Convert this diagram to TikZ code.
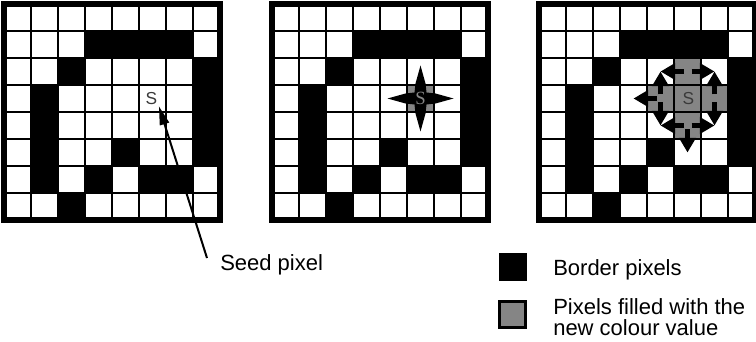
\documentclass[tikz,border=0pt]{standalone}
\usepackage{fontspec}
\setmainfont{Liberation Serif}
\setsansfont{Liberation Sans}
\usetikzlibrary{arrows.meta}
\usepackage{xcolor}
\definecolor{FillGray}{HTML}{858585}
\definecolor{SeedInk}{HTML}{3A3A3A}

\begin{document}
\begin{tikzpicture}[
    x=0.75pt, y=-0.75pt,
    pixline/.style={line width=2.2pt},
    pixframe/.style={line width=3.8pt},
    newpix/.style={fill=FillGray},
    seedmark/.style={font=\sffamily\fontsize{13}{13}\selectfont, color=SeedInk, inner sep=1pt},
    legendtext/.style={font=\sffamily\fontsize{16.5}{16}\selectfont, inner sep=0pt, align=left},
    legendbox/.style={minimum width=21pt, minimum height=21pt, inner sep=0pt},
    spread/.style={-{Triangle[length=11pt,width=12pt]}, line width=3.5pt},
    seedarrow/.style={-{Triangle[length=14pt,width=7pt]}, line width=1.5pt}
]
\useasboundingbox (0,0) rectangle (756,342);

% filled pixels (before the grid lines)
\fill[newpix] (272+5*27,4+3*27) rectangle ++(27,27);
\begin{scope}[shift={(539,4)}]
  \foreach \r/\c in {2/5,3/4,3/5,3/6,4/5}
    \fill[newpix] (27*\c,27*\r) rectangle ++(27,27);
\end{scope}

% the three pixel grids
\foreach \gx in {4,272,539} {
  \begin{scope}[shift={(\gx,4)}]
    \foreach \r/\c in {1/3,1/4,1/5,1/6,2/2,2/7,3/1,3/7,4/1,4/7,5/1,5/4,5/7,6/1,6/3,6/5,6/6,7/2}
      \fill (27*\c,27*\r) rectangle ++(27,27);
    \foreach \i in {1,...,7} {
      \draw[pixline] (27*\i,0) -- (27*\i,216);
      \draw[pixline] (0,27*\i) -- (216,27*\i);
    }
    \draw[pixframe] (0,0) rectangle (216,216);
  \end{scope}
}

% seed pixel
\node[seedmark] (s1) at (151.5,98.5) {S};
\coordinate (seedtail) at (207,258);
\node[legendtext, anchor=base west] (seedlbl) at (220,270) {Seed pixel};
\draw[seedarrow] (seedtail) -- (s1.south east);

% first step: four directions from the seed
\fill (420.5,65.5) -- (425.5,83.5) -- (426.5,92.5) -- (435.5,93.5) -- (453.5,98.5)
  -- (435.5,103.5) -- (426.5,104.5) -- (425.5,113.5) -- (420.5,131.5)
  -- (415.5,113.5) -- (414.5,104.5) -- (405.5,103.5) -- (387.5,98.5)
  -- (405.5,93.5) -- (414.5,92.5) -- (415.5,83.5) -- cycle;
\node[seedmark, font=\rmfamily\fontsize{14}{14}\selectfont, color=FillGray] (s2) at (420.5,98.5) {S};

% second step: spreading from the new pixels
\begin{scope}[shift={(539,4)}]
  \foreach \r/\c/\dr/\dc in {2/5/0/-1,2/5/0/1,3/4/-1/0,3/4/1/0,3/4/0/-1,3/6/-1/0,3/6/1/0,4/5/0/-1,4/5/0/1,4/5/1/0}
    \draw[spread] ({27*\c+13.5+4*\dc},{27*\r+13.5+4*\dr}) -- ++({23*\dc},{23*\dr});
\end{scope}
\node[seedmark] (s3) at (688.5,98.5) {S};

% legend
\node[legendbox, fill=black] (keyborder) at (512.5,267) {};
\node[legendtext, anchor=base west] (lblborder) at (553,275) {Border pixels};
\node[legendbox, newpix, draw=black, line width=1.8pt, minimum width=19.5pt, minimum height=19.5pt] (keyfill) at (512.5,314.5) {};
\node[legendtext, anchor=north west] (lblfill) at (553,298) {Pixels filled with the\\new colour value};
\end{tikzpicture}
\end{document}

» **PROBLEM TO WORK ON**:
Return nothing but the lines running from the start of the data to the line with "-- (s1.south east);", please, both ends included and no pictures.

» **COMPLETED EXERCISE**:
Convert this diagram to TikZ code.
\documentclass[tikz,border=0pt]{standalone}
\usepackage{fontspec}
\setmainfont{Liberation Serif}
\setsansfont{Liberation Sans}
\usetikzlibrary{arrows.meta}
\usepackage{xcolor}
\definecolor{FillGray}{HTML}{858585}
\definecolor{SeedInk}{HTML}{3A3A3A}

\begin{document}
\begin{tikzpicture}[
    x=0.75pt, y=-0.75pt,
    pixline/.style={line width=2.2pt},
    pixframe/.style={line width=3.8pt},
    newpix/.style={fill=FillGray},
    seedmark/.style={font=\sffamily\fontsize{13}{13}\selectfont, color=SeedInk, inner sep=1pt},
    legendtext/.style={font=\sffamily\fontsize{16.5}{16}\selectfont, inner sep=0pt, align=left},
    legendbox/.style={minimum width=21pt, minimum height=21pt, inner sep=0pt},
    spread/.style={-{Triangle[length=11pt,width=12pt]}, line width=3.5pt},
    seedarrow/.style={-{Triangle[length=14pt,width=7pt]}, line width=1.5pt}
]
\useasboundingbox (0,0) rectangle (756,342);

% filled pixels (before the grid lines)
\fill[newpix] (272+5*27,4+3*27) rectangle ++(27,27);
\begin{scope}[shift={(539,4)}]
  \foreach \r/\c in {2/5,3/4,3/5,3/6,4/5}
    \fill[newpix] (27*\c,27*\r) rectangle ++(27,27);
\end{scope}

% the three pixel grids
\foreach \gx in {4,272,539} {
  \begin{scope}[shift={(\gx,4)}]
    \foreach \r/\c in {1/3,1/4,1/5,1/6,2/2,2/7,3/1,3/7,4/1,4/7,5/1,5/4,5/7,6/1,6/3,6/5,6/6,7/2}
      \fill (27*\c,27*\r) rectangle ++(27,27);
    \foreach \i in {1,...,7} {
      \draw[pixline] (27*\i,0) -- (27*\i,216);
      \draw[pixline] (0,27*\i) -- (216,27*\i);
    }
    \draw[pixframe] (0,0) rectangle (216,216);
  \end{scope}
}

% seed pixel
\node[seedmark] (s1) at (151.5,98.5) {S};
\coordinate (seedtail) at (207,258);
\node[legendtext, anchor=base west] (seedlbl) at (220,270) {Seed pixel};
\draw[seedarrow] (seedtail) -- (s1.south east);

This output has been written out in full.